ERROR 4:04 AM: SLEEP NOT FOUND

You've just spend 15 hrs trying to be the best you you could be and now you're ready to crawl into bed to sleep the sleep that sleepy people sleep and BAM, you're suddenly wide awake like a coked up squirrel. Now what?
  1. Flip the pillows over. Surely that is the thing stoping you from the sweet, sweet slumber.
  2. Nope. Still not tired. Flip some more.
  3. Seriously, WTF is wrong with all these pillows.
  4. Pull the covers on.
  5. Kick the covers off.
  6. Pull the covers on, but kick one leg out.
  7. Glance at the clock and realize if you fall asleep right.now you can still get 6 hrs of sleep and people function well enough on that, even if you prefer more.
  8. Visualize sheep frolicking on the beach.
  9. Count backwards.
  10. Think about all those nights of awesome sleep that you took for granted because you will never ever sleep again.
  11. Realize the harder you chase the elusive bitch named sleep, the faster she runs away from you.
  12. Stare at the clock. Down to 5 hours.
  13. Time to act nonchalant about sleep. "You know what? I don't even care that much about sleep. I'm going to be productive with these bonus hours!!!"
  14. With your brain now in overdrive, the only thing to do is dissect every failed relationship and figure out what REALLY went wrong.
  15. 4.5 hrs of precious precious sleep could be yours if you could just!shut!your!brain!down!
  16. Decide insomnia texting your ex(es) is the way to go here because there's no way that ends awkwardly. You're getting closure! You tell yourself.
  17. 4 hrs until the alarm goes off
  18. You FINALLY feel your eyelids getting heavy.
  19. Careful not to draw any attention for fear that sleep will beat a quick retreat, you fade silently into unconsciousness, but because your mind is a cruel and twisted beast, you dream that you are awake and unable to fall asleep, resulting in doubt as to whether you even slept all.
  20. 1 minute until the alarm goes off
  21. The moment you finally hit true restfulness, the shrill sound of the alarm fills your ears.
  22. 2 minutes after the alarm goes off
  23. Check your phone.
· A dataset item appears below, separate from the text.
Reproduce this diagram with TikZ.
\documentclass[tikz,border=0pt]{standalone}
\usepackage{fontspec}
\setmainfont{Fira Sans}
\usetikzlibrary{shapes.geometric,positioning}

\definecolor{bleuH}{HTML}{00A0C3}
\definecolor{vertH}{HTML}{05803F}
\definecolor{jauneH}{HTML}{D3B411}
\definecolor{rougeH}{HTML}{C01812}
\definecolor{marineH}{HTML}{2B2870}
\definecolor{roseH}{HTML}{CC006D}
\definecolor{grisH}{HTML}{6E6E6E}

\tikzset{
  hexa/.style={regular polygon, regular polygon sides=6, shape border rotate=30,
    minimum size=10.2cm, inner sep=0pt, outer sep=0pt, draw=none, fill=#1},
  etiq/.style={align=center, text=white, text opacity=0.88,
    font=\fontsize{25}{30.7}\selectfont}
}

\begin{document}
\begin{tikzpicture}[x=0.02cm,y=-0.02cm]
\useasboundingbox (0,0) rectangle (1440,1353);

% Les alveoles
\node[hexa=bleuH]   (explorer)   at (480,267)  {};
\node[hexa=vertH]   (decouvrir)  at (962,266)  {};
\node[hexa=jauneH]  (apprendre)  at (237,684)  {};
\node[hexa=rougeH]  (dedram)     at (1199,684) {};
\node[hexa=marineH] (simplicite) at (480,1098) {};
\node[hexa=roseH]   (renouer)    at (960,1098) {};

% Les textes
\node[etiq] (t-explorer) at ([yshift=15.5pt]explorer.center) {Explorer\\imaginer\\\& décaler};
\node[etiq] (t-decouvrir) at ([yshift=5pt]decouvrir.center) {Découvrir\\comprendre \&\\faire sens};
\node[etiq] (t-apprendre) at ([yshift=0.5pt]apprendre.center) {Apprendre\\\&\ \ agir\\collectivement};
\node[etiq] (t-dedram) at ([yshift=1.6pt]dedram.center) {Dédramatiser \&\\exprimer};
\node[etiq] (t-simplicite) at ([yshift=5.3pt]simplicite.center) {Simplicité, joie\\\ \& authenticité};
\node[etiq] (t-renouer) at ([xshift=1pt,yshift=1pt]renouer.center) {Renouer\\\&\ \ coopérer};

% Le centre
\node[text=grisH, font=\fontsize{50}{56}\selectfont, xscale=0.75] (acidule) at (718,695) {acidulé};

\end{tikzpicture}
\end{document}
Discover 8 missed calls/voicemails and 6 text messages. Wonder who died to justify that kind of activity in the middle of the night.
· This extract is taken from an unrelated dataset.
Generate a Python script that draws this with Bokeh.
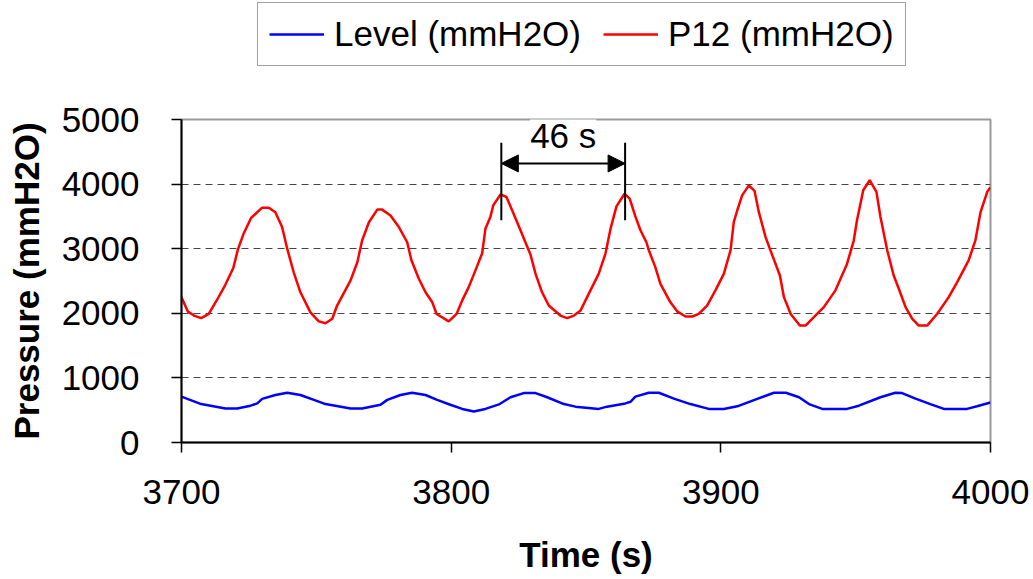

  24. Wonder why, after all these years, your ex boyfriends are all trying to get in touch with you.
  25. Consider how you are going to let them all down gently because no way do you want to get back together. You did after all JUST dissect those relationships. No way you wanna go back there.
  26. Listen to voicemails.
  27. Start hyperventilating.
  28. Check the text messages. Scroll up and read your "insights"
  29. Die inside.
  30. Die inside some more.
  31. Wonder why no one ever warns you about the dangers of insomnia texting. Drunk texting, yes, but this shit is JUST. AS. DANGEROUS!!!
  32. 2 hours after alarm goes off
  33. Run into ex #2 while getting coffee to counteract your zombie state. Because OF COURSE!!!